Set exercise: Leaving out every picture, quote the data below exactly as it appears.

Supplied data:
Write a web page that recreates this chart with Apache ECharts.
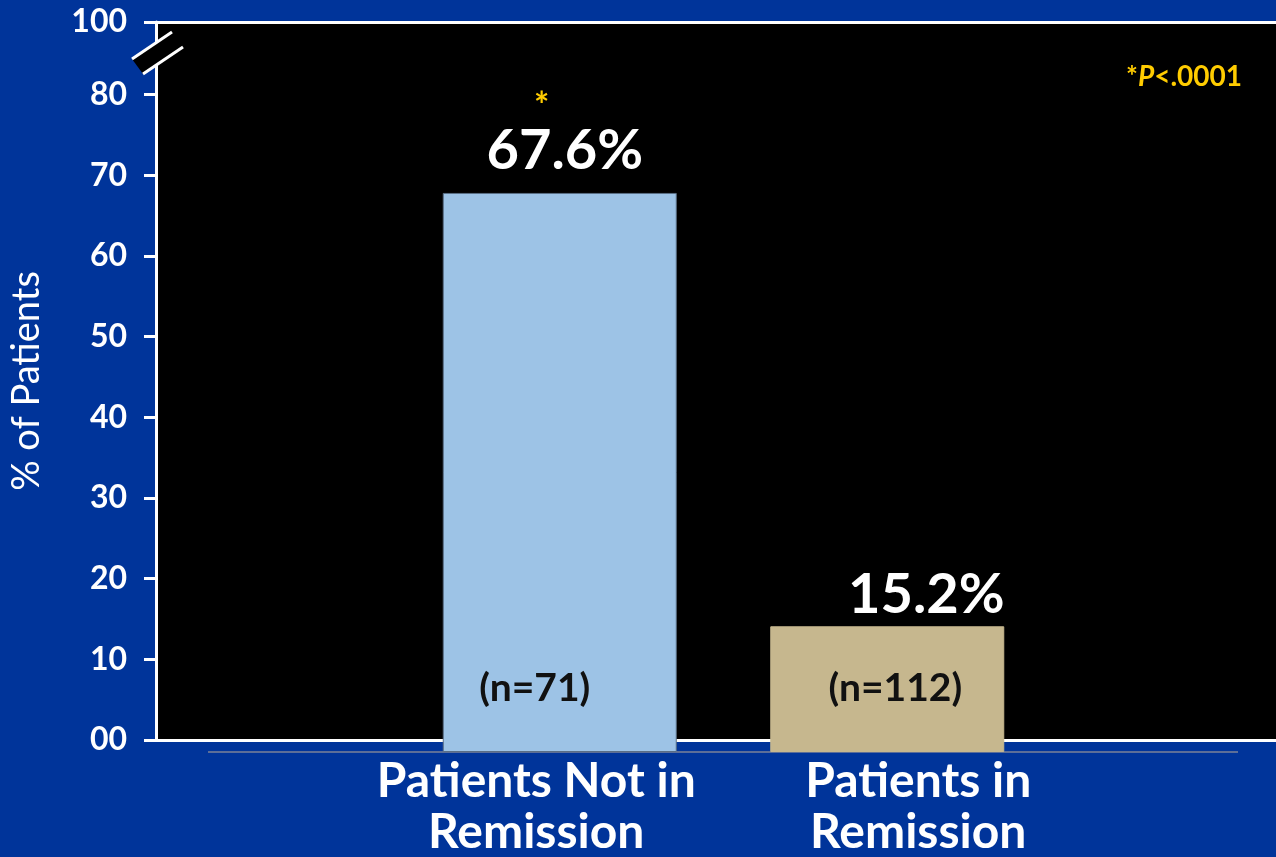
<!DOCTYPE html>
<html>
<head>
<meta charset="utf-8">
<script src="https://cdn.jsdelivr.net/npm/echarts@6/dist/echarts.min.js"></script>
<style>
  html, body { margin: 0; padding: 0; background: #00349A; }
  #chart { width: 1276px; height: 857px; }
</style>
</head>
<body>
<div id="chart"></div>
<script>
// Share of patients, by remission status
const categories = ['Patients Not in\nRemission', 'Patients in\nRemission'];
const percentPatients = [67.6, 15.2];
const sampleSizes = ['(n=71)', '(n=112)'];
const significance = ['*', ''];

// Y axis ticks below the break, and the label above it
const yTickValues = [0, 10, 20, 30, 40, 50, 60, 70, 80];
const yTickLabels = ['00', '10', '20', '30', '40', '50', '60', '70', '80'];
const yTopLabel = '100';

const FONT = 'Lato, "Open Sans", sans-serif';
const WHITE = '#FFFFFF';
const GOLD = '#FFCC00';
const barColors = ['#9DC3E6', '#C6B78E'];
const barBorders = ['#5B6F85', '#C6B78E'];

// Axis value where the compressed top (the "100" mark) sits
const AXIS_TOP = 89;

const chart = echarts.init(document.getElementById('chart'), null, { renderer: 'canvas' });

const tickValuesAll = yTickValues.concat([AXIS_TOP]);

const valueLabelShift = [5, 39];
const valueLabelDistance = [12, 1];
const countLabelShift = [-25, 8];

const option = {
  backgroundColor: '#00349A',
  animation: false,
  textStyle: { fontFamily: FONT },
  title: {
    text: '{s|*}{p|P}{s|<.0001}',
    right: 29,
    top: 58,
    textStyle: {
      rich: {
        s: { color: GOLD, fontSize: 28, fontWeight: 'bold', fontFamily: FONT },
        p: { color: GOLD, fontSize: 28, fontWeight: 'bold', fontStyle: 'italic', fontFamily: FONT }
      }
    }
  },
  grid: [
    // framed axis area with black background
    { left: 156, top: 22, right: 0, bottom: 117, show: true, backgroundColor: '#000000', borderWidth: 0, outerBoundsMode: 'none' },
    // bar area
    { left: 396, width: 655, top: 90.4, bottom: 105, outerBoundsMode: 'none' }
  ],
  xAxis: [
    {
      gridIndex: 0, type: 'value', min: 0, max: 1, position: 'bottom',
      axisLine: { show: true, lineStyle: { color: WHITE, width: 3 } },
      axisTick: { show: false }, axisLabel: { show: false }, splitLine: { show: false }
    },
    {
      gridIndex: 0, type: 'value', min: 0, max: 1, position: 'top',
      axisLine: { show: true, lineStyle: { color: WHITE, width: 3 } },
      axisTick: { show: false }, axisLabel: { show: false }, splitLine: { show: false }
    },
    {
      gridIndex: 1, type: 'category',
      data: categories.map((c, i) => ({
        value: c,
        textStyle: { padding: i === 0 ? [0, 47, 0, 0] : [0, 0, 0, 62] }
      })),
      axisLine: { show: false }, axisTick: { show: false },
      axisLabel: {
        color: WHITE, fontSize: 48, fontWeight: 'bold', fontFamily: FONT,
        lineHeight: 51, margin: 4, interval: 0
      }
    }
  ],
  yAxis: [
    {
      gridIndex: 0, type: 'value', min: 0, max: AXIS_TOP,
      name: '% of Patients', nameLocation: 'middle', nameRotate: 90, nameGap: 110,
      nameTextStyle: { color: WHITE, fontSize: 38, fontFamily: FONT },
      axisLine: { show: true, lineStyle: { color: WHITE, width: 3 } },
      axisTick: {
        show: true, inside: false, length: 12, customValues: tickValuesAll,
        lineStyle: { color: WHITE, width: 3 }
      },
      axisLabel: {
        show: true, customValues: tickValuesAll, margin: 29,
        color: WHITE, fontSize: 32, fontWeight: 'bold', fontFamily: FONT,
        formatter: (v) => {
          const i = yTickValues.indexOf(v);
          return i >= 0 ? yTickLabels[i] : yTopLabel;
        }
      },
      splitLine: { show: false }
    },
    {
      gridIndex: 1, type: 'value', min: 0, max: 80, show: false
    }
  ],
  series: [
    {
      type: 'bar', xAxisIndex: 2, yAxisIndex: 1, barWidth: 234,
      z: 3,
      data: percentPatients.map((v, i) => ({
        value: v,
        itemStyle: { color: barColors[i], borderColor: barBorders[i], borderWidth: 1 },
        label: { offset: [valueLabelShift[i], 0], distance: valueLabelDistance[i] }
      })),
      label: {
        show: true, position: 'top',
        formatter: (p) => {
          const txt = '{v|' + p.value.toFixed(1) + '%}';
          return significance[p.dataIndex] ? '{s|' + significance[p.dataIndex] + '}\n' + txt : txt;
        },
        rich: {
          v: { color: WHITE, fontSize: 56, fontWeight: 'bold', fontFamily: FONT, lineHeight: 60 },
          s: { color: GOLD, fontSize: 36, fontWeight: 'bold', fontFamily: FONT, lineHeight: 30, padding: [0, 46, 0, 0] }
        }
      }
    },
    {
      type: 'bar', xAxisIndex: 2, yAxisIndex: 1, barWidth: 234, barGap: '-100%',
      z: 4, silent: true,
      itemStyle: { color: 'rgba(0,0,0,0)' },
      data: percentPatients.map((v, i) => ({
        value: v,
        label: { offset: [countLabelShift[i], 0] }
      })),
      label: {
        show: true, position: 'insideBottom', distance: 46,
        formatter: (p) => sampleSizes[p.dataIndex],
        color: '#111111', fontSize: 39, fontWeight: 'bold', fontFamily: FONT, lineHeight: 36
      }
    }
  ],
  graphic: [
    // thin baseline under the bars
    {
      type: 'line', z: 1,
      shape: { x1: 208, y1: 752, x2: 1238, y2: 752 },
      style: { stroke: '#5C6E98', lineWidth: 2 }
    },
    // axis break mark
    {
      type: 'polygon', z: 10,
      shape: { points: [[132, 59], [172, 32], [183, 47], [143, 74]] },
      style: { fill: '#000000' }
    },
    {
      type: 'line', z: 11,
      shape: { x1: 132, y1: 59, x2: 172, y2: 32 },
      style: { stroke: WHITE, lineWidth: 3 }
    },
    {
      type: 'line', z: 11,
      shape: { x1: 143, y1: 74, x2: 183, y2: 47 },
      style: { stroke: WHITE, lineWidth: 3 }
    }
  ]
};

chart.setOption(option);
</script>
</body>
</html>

Expected answer:
Write a web page that recreates this chart with Apache ECharts.
<!DOCTYPE html>
<html>
<head>
<meta charset="utf-8">
<script src="https://cdn.jsdelivr.net/npm/echarts@6/dist/echarts.min.js"></script>
<style>
  html, body { margin: 0; padding: 0; background: #00349A; }
  #chart { width: 1276px; height: 857px; }
</style>
</head>
<body>
<div id="chart"></div>
<script>
// Share of patients, by remission status
const categories = ['Patients Not in\nRemission', 'Patients in\nRemission'];
const percentPatients = [67.6, 15.2];
const sampleSizes = ['(n=71)', '(n=112)'];
const significance = ['*', ''];

// Y axis ticks below the break, and the label above it
const yTickValues = [0, 10, 20, 30, 40, 50, 60, 70, 80];
const yTickLabels = ['00', '10', '20', '30', '40', '50', '60', '70', '80'];
const yTopLabel = '100';

const FONT = 'Lato, "Open Sans", sans-serif';
const WHITE = '#FFFFFF';
const GOLD = '#FFCC00';
const barColors = ['#9DC3E6', '#C6B78E'];
const barBorders = ['#5B6F85', '#C6B78E'];

// Axis value where the compressed top (the "100" mark) sits
const AXIS_TOP = 89;

const chart = echarts.init(document.getElementById('chart'), null, { renderer: 'canvas' });

const tickValuesAll = yTickValues.concat([AXIS_TOP]);

const valueLabelShift = [5, 39];
const valueLabelDistance = [12, 1];
const countLabelShift = [-25, 8];

const option = {
  backgroundColor: '#00349A',
  animation: false,
  textStyle: { fontFamily: FONT },
  title: {
    text: '{s|*}{p|P}{s|<.0001}',
    right: 29,
    top: 58,
    textStyle: {
      rich: {
        s: { color: GOLD, fontSize: 28, fontWeight: 'bold', fontFamily: FONT },
        p: { color: GOLD, fontSize: 28, fontWeight: 'bold', fontStyle: 'italic', fontFamily: FONT }
      }
    }
  },
  grid: [
    // framed axis area with black background
    { left: 156, top: 22, right: 0, bottom: 117, show: true, backgroundColor: '#000000', borderWidth: 0, outerBoundsMode: 'none' },
    // bar area
    { left: 396, width: 655, top: 90.4, bottom: 105, outerBoundsMode: 'none' }
  ],
  xAxis: [
    {
      gridIndex: 0, type: 'value', min: 0, max: 1, position: 'bottom',
      axisLine: { show: true, lineStyle: { color: WHITE, width: 3 } },
      axisTick: { show: false }, axisLabel: { show: false }, splitLine: { show: false }
    },
    {
      gridIndex: 0, type: 'value', min: 0, max: 1, position: 'top',
      axisLine: { show: true, lineStyle: { color: WHITE, width: 3 } },
      axisTick: { show: false }, axisLabel: { show: false }, splitLine: { show: false }
    },
    {
      gridIndex: 1, type: 'category',
      data: categories.map((c, i) => ({
        value: c,
        textStyle: { padding: i === 0 ? [0, 47, 0, 0] : [0, 0, 0, 62] }
      })),
      axisLine: { show: false }, axisTick: { show: false },
      axisLabel: {
        color: WHITE, fontSize: 48, fontWeight: 'bold', fontFamily: FONT,
        lineHeight: 51, margin: 4, interval: 0
      }
    }
  ],
  yAxis: [
    {
      gridIndex: 0, type: 'value', min: 0, max: AXIS_TOP,
      name: '% of Patients', nameLocation: 'middle', nameRotate: 90, nameGap: 110,
      nameTextStyle: { color: WHITE, fontSize: 38, fontFamily: FONT },
      axisLine: { show: true, lineStyle: { color: WHITE, width: 3 } },
      axisTick: {
        show: true, inside: false, length: 12, customValues: tickValuesAll,
        lineStyle: { color: WHITE, width: 3 }
      },
      axisLabel: {
        show: true, customValues: tickValuesAll, margin: 29,
        color: WHITE, fontSize: 32, fontWeight: 'bold', fontFamily: FONT,
        formatter: (v) => {
          const i = yTickValues.indexOf(v);
          return i >= 0 ? yTickLabels[i] : yTopLabel;
        }
      },
      splitLine: { show: false }
    },
    {
      gridIndex: 1, type: 'value', min: 0, max: 80, show: false
    }
  ],
  series: [
    {
      type: 'bar', xAxisIndex: 2, yAxisIndex: 1, barWidth: 234,
      z: 3,
      data: percentPatients.map((v, i) => ({
        value: v,
        itemStyle: { color: barColors[i], borderColor: barBorders[i], borderWidth: 1 },
        label: { offset: [valueLabelShift[i], 0], distance: valueLabelDistance[i] }
      })),
      label: {
        show: true, position: 'top',
        formatter: (p) => {
          const txt = '{v|' + p.value.toFixed(1) + '%}';
          return significance[p.dataIndex] ? '{s|' + significance[p.dataIndex] + '}\n' + txt : txt;
        },
        rich: {
          v: { color: WHITE, fontSize: 56, fontWeight: 'bold', fontFamily: FONT, lineHeight: 60 },
          s: { color: GOLD, fontSize: 36, fontWeight: 'bold', fontFamily: FONT, lineHeight: 30, padding: [0, 46, 0, 0] }
        }
      }
    },
    {
      type: 'bar', xAxisIndex: 2, yAxisIndex: 1, barWidth: 234, barGap: '-100%',
      z: 4, silent: true,
      itemStyle: { color: 'rgba(0,0,0,0)' },
      data: percentPatients.map((v, i) => ({
        value: v,
        label: { offset: [countLabelShift[i], 0] }
      })),
      label: {
        show: true, position: 'insideBottom', distance: 46,
        formatter: (p) => sampleSizes[p.dataIndex],
        color: '#111111', fontSize: 39, fontWeight: 'bold', fontFamily: FONT, lineHeight: 36
      }
    }
  ],
  graphic: [
    // thin baseline under the bars
    {
      type: 'line', z: 1,
      shape: { x1: 208, y1: 752, x2: 1238, y2: 752 },
      style: { stroke: '#5C6E98', lineWidth: 2 }
    },
    // axis break mark
    {
      type: 'polygon', z: 10,
      shape: { points: [[132, 59], [172, 32], [183, 47], [143, 74]] },
      style: { fill: '#000000' }
    },
    {
      type: 'line', z: 11,
      shape: { x1: 132, y1: 59, x2: 172, y2: 32 },
      style: { stroke: WHITE, lineWidth: 3 }
    },
    {
      type: 'line', z: 11,
      shape: { x1: 143, y1: 74, x2: 183, y2: 47 },
      style: { stroke: WHITE, lineWidth: 3 }
    }
  ]
};

chart.setOption(option);
</script>
</body>
</html>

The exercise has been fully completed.